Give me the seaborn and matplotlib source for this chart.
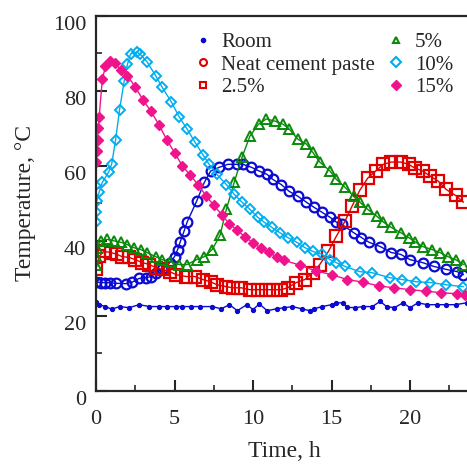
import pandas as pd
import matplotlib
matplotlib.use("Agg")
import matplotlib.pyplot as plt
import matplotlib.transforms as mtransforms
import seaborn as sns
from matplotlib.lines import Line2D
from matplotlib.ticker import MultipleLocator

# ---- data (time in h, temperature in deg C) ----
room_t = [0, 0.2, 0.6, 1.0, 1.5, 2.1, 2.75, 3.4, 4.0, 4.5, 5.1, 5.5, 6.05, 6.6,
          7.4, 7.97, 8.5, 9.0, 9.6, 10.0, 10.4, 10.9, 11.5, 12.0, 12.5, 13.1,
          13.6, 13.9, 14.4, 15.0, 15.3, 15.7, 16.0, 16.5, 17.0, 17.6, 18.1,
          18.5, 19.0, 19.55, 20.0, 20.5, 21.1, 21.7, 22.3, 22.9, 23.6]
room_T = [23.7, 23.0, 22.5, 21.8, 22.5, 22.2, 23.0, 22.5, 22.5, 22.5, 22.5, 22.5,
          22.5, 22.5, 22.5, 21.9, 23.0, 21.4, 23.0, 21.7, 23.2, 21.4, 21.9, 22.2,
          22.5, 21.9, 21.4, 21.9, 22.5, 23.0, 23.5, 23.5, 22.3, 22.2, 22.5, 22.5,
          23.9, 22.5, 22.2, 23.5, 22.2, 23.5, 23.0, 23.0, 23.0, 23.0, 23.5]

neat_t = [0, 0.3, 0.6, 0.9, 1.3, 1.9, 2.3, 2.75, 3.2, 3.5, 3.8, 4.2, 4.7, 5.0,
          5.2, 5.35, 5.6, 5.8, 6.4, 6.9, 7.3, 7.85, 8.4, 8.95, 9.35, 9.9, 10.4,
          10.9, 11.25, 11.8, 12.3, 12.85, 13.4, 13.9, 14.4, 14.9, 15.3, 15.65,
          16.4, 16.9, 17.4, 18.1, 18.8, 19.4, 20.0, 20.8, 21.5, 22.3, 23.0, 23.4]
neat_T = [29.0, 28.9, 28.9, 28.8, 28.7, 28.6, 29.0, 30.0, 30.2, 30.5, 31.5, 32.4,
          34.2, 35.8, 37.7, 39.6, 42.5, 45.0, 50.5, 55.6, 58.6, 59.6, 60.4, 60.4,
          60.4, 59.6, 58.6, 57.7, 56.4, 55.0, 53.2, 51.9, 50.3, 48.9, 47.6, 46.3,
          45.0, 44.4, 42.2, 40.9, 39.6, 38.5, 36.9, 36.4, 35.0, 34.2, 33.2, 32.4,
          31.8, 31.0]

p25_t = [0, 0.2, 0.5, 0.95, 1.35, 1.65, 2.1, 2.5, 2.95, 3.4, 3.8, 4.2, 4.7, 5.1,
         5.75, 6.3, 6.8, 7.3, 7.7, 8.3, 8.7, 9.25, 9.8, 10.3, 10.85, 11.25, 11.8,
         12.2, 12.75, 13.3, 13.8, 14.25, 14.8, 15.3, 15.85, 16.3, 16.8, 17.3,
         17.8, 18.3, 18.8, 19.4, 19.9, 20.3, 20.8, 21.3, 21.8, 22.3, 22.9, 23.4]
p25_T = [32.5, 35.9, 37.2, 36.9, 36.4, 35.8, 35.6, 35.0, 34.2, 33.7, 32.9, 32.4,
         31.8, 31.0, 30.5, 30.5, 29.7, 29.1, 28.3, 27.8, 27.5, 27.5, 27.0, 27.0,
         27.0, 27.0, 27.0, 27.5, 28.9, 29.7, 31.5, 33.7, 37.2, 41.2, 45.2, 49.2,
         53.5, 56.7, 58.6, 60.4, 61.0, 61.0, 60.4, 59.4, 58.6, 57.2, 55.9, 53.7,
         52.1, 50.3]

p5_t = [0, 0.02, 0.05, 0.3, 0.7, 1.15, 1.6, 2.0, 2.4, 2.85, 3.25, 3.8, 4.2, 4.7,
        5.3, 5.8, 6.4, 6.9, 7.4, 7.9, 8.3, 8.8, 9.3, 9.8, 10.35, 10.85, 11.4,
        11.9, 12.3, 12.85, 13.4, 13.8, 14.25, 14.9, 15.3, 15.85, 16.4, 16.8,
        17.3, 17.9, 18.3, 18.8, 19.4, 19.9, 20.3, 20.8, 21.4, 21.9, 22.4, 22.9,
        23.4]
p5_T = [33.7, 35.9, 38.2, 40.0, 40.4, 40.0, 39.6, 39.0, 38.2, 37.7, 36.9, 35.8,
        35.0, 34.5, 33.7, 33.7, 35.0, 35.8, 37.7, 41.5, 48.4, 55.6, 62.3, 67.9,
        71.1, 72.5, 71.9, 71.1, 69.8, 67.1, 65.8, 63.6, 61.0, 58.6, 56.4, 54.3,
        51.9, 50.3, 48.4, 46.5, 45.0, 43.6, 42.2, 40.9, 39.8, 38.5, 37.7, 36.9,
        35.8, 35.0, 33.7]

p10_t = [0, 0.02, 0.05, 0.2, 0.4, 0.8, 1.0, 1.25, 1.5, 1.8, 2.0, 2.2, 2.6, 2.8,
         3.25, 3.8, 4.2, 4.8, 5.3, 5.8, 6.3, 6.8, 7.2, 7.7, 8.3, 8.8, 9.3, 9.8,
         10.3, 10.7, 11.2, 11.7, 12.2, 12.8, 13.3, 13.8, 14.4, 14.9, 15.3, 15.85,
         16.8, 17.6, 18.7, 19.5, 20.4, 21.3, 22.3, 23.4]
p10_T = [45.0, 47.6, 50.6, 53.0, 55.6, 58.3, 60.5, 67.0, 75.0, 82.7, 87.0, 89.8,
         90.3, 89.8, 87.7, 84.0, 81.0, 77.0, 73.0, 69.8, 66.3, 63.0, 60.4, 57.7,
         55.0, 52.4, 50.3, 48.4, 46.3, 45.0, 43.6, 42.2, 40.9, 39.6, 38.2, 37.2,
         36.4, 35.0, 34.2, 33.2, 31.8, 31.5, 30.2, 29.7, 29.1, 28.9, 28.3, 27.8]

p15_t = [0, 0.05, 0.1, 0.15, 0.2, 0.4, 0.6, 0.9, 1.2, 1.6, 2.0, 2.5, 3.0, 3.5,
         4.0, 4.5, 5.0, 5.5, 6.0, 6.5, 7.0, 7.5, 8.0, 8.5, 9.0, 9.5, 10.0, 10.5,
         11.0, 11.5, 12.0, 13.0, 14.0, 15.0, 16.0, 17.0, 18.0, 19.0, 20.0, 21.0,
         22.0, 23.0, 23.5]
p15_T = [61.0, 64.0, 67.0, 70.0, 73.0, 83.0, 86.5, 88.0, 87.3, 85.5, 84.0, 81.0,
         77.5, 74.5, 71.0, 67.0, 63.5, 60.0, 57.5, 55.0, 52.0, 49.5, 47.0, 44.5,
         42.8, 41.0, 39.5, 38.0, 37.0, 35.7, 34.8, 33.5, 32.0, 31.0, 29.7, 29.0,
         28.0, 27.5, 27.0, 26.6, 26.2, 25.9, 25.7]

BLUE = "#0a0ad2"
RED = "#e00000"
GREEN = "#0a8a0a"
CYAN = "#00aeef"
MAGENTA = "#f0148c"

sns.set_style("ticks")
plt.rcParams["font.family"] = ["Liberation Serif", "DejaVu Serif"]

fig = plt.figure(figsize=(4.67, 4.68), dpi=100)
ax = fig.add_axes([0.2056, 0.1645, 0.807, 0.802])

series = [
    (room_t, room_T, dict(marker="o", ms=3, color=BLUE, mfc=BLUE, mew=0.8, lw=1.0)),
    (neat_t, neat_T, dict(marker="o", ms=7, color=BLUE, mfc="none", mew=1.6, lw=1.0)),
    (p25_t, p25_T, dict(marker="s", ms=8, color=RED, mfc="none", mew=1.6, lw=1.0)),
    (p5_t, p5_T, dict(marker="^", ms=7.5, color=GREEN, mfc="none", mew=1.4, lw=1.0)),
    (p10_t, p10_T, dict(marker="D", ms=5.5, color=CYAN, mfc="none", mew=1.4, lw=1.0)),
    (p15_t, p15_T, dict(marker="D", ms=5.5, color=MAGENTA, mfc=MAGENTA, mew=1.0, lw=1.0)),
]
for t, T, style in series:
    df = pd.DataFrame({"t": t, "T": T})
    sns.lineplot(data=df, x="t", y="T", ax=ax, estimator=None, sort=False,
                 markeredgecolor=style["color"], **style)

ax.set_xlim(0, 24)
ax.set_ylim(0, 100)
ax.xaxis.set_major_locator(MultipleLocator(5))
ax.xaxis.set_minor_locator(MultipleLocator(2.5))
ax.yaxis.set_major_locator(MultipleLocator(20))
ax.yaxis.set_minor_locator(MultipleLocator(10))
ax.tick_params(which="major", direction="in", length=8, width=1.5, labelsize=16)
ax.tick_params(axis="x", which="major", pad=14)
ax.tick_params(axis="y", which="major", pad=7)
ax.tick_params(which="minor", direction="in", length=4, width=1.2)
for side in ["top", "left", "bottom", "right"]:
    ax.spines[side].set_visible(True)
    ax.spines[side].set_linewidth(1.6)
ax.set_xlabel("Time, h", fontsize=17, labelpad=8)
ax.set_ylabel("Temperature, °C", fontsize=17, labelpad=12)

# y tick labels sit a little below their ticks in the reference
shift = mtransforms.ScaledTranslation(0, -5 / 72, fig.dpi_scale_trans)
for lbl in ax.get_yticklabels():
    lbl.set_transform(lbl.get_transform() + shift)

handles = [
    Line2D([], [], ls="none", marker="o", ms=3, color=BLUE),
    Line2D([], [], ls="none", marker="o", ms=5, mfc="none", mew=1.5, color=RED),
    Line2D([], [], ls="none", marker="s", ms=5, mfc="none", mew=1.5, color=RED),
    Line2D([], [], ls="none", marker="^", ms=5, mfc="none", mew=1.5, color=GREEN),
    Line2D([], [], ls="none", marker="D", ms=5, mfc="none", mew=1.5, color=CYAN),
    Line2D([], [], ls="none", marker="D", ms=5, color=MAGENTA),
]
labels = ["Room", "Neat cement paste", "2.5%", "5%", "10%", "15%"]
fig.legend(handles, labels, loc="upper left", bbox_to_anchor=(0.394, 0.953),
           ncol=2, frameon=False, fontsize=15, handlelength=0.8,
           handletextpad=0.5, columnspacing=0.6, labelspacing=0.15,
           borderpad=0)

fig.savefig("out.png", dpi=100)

● ● ● ● ● ● ●

= WHAT NEEDS TO BE DONE =
Filter the listing above by the word "matplotlib"; copy each line that passes.

= ANSWER TO THE EXERCISE =
Give me the seaborn and matplotlib source for this chart.
import matplotlib
matplotlib.use("Agg")
import matplotlib.pyplot as plt
import matplotlib.transforms as mtransforms
from matplotlib.lines import Line2D
from matplotlib.ticker import MultipleLocator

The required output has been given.